Task to carry out> Leave out the pictures, and retype only the lines from the beginning of the material through the line that contains "pptgreen] (neqd) at", including both.
══ Source data ══
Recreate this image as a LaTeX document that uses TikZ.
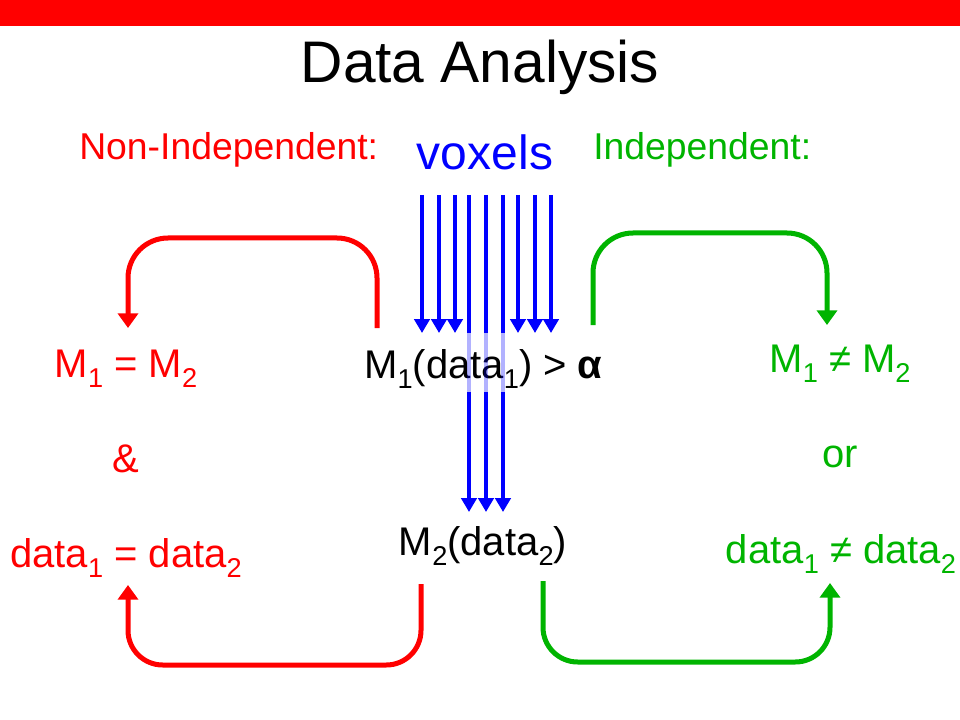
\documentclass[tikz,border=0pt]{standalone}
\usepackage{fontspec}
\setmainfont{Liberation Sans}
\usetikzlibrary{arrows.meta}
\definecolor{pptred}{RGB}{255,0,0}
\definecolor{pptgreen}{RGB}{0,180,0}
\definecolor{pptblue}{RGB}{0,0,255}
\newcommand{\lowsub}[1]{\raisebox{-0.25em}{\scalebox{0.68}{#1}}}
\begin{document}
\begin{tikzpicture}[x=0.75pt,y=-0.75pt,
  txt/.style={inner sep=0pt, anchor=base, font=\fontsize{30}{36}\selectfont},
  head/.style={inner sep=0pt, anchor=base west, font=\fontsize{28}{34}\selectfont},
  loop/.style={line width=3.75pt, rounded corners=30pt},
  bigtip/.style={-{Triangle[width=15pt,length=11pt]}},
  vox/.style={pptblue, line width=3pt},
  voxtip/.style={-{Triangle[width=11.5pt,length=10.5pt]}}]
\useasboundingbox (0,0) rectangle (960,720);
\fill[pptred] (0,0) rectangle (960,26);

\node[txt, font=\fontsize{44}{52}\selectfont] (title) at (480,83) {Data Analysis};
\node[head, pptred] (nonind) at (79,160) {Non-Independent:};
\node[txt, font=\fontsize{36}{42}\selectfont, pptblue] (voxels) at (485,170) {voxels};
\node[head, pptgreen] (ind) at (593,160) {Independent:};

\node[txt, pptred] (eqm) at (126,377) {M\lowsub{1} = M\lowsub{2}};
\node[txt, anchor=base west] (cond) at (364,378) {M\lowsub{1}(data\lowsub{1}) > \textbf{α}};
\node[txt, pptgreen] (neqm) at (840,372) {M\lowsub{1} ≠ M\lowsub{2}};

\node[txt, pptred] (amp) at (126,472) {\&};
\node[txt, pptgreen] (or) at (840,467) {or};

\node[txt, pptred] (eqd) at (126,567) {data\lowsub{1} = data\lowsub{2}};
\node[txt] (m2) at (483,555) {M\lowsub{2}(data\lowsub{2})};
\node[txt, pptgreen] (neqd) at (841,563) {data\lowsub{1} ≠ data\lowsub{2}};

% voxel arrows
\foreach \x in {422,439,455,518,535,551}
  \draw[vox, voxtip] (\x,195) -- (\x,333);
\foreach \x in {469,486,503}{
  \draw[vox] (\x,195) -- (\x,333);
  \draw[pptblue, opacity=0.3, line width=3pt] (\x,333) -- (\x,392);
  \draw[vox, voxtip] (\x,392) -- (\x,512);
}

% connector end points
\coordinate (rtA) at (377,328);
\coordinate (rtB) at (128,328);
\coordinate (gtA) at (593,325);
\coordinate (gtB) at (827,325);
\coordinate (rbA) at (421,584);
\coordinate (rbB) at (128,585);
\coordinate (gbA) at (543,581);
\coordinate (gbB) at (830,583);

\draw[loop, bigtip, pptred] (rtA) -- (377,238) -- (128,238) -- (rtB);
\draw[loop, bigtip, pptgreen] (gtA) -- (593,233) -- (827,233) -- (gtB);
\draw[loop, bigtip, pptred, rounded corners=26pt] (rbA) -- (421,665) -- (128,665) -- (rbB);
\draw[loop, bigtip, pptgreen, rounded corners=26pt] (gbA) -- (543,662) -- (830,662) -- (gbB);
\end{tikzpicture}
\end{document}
═══
Response to the task>
Recreate this image as a LaTeX document that uses TikZ.
\documentclass[tikz,border=0pt]{standalone}
\usepackage{fontspec}
\setmainfont{Liberation Sans}
\usetikzlibrary{arrows.meta}
\definecolor{pptred}{RGB}{255,0,0}
\definecolor{pptgreen}{RGB}{0,180,0}
\definecolor{pptblue}{RGB}{0,0,255}
\newcommand{\lowsub}[1]{\raisebox{-0.25em}{\scalebox{0.68}{#1}}}
\begin{document}
\begin{tikzpicture}[x=0.75pt,y=-0.75pt,
  txt/.style={inner sep=0pt, anchor=base, font=\fontsize{30}{36}\selectfont},
  head/.style={inner sep=0pt, anchor=base west, font=\fontsize{28}{34}\selectfont},
  loop/.style={line width=3.75pt, rounded corners=30pt},
  bigtip/.style={-{Triangle[width=15pt,length=11pt]}},
  vox/.style={pptblue, line width=3pt},
  voxtip/.style={-{Triangle[width=11.5pt,length=10.5pt]}}]
\useasboundingbox (0,0) rectangle (960,720);
\fill[pptred] (0,0) rectangle (960,26);

\node[txt, font=\fontsize{44}{52}\selectfont] (title) at (480,83) {Data Analysis};
\node[head, pptred] (nonind) at (79,160) {Non-Independent:};
\node[txt, font=\fontsize{36}{42}\selectfont, pptblue] (voxels) at (485,170) {voxels};
\node[head, pptgreen] (ind) at (593,160) {Independent:};

\node[txt, pptred] (eqm) at (126,377) {M\lowsub{1} = M\lowsub{2}};
\node[txt, anchor=base west] (cond) at (364,378) {M\lowsub{1}(data\lowsub{1}) > \textbf{α}};
\node[txt, pptgreen] (neqm) at (840,372) {M\lowsub{1} ≠ M\lowsub{2}};

\node[txt, pptred] (amp) at (126,472) {\&};
\node[txt, pptgreen] (or) at (840,467) {or};

\node[txt, pptred] (eqd) at (126,567) {data\lowsub{1} = data\lowsub{2}};
\node[txt] (m2) at (483,555) {M\lowsub{2}(data\lowsub{2})};
\node[txt, pptgreen] (neqd) at (841,563) {data\lowsub{1} ≠ data\lowsub{2}};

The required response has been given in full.